Task directions: Make an exact copy of the lines, leaving the pictures out.
── Collected material ──
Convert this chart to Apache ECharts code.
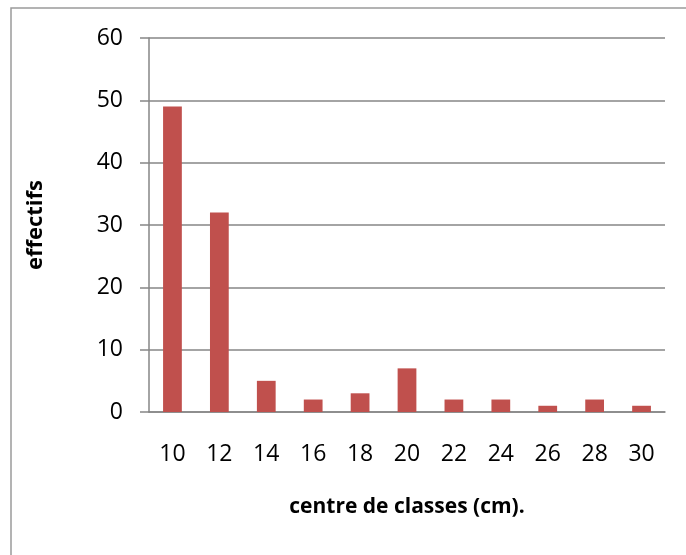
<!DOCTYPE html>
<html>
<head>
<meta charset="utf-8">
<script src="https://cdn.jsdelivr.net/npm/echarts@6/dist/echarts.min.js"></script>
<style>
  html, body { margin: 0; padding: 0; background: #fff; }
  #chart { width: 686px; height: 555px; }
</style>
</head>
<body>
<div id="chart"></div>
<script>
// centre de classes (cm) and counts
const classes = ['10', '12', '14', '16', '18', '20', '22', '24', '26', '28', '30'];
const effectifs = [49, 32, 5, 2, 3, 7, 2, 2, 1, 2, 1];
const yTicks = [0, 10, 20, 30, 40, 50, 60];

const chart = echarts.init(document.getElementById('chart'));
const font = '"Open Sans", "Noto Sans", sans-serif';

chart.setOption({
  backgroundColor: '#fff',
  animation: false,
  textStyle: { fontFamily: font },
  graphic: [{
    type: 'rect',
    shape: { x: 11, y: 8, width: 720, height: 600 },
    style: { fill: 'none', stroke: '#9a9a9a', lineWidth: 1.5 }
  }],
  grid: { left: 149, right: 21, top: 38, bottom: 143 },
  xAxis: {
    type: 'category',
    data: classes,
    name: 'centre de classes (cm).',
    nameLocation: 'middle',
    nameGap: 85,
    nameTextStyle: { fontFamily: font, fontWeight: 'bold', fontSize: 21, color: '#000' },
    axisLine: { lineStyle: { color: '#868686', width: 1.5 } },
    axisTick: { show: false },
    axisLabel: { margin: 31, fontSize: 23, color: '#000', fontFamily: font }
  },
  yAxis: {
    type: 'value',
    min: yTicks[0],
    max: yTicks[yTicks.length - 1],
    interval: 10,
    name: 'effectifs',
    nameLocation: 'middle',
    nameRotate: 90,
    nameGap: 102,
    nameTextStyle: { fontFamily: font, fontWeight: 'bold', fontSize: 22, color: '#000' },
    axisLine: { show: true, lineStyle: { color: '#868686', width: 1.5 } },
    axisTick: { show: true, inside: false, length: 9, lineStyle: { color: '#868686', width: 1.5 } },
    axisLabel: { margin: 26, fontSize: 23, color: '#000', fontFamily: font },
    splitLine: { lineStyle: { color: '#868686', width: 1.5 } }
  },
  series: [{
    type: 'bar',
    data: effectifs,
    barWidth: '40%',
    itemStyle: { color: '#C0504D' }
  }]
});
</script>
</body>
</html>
───
Expected answer:
Convert this chart to Apache ECharts code.
<!DOCTYPE html>
<html>
<head>
<meta charset="utf-8">
<script src="https://cdn.jsdelivr.net/npm/echarts@6/dist/echarts.min.js"></script>
<style>
  html, body { margin: 0; padding: 0; background: #fff; }
  #chart { width: 686px; height: 555px; }
</style>
</head>
<body>
<div id="chart"></div>
<script>
// centre de classes (cm) and counts
const classes = ['10', '12', '14', '16', '18', '20', '22', '24', '26', '28', '30'];
const effectifs = [49, 32, 5, 2, 3, 7, 2, 2, 1, 2, 1];
const yTicks = [0, 10, 20, 30, 40, 50, 60];

const chart = echarts.init(document.getElementById('chart'));
const font = '"Open Sans", "Noto Sans", sans-serif';

chart.setOption({
  backgroundColor: '#fff',
  animation: false,
  textStyle: { fontFamily: font },
  graphic: [{
    type: 'rect',
    shape: { x: 11, y: 8, width: 720, height: 600 },
    style: { fill: 'none', stroke: '#9a9a9a', lineWidth: 1.5 }
  }],
  grid: { left: 149, right: 21, top: 38, bottom: 143 },
  xAxis: {
    type: 'category',
    data: classes,
    name: 'centre de classes (cm).',
    nameLocation: 'middle',
    nameGap: 85,
    nameTextStyle: { fontFamily: font, fontWeight: 'bold', fontSize: 21, color: '#000' },
    axisLine: { lineStyle: { color: '#868686', width: 1.5 } },
    axisTick: { show: false },
    axisLabel: { margin: 31, fontSize: 23, color: '#000', fontFamily: font }
  },
  yAxis: {
    type: 'value',
    min: yTicks[0],
    max: yTicks[yTicks.length - 1],
    interval: 10,
    name: 'effectifs',
    nameLocation: 'middle',
    nameRotate: 90,
    nameGap: 102,
    nameTextStyle: { fontFamily: font, fontWeight: 'bold', fontSize: 22, color: '#000' },
    axisLine: { show: true, lineStyle: { color: '#868686', width: 1.5 } },
    axisTick: { show: true, inside: false, length: 9, lineStyle: { color: '#868686', width: 1.5 } },
    axisLabel: { margin: 26, fontSize: 23, color: '#000', fontFamily: font },
    splitLine: { lineStyle: { color: '#868686', width: 1.5 } }
  },
  series: [{
    type: 'bar',
    data: effectifs,
    barWidth: '40%',
    itemStyle: { color: '#C0504D' }
  }]
});
</script>
</body>
</html>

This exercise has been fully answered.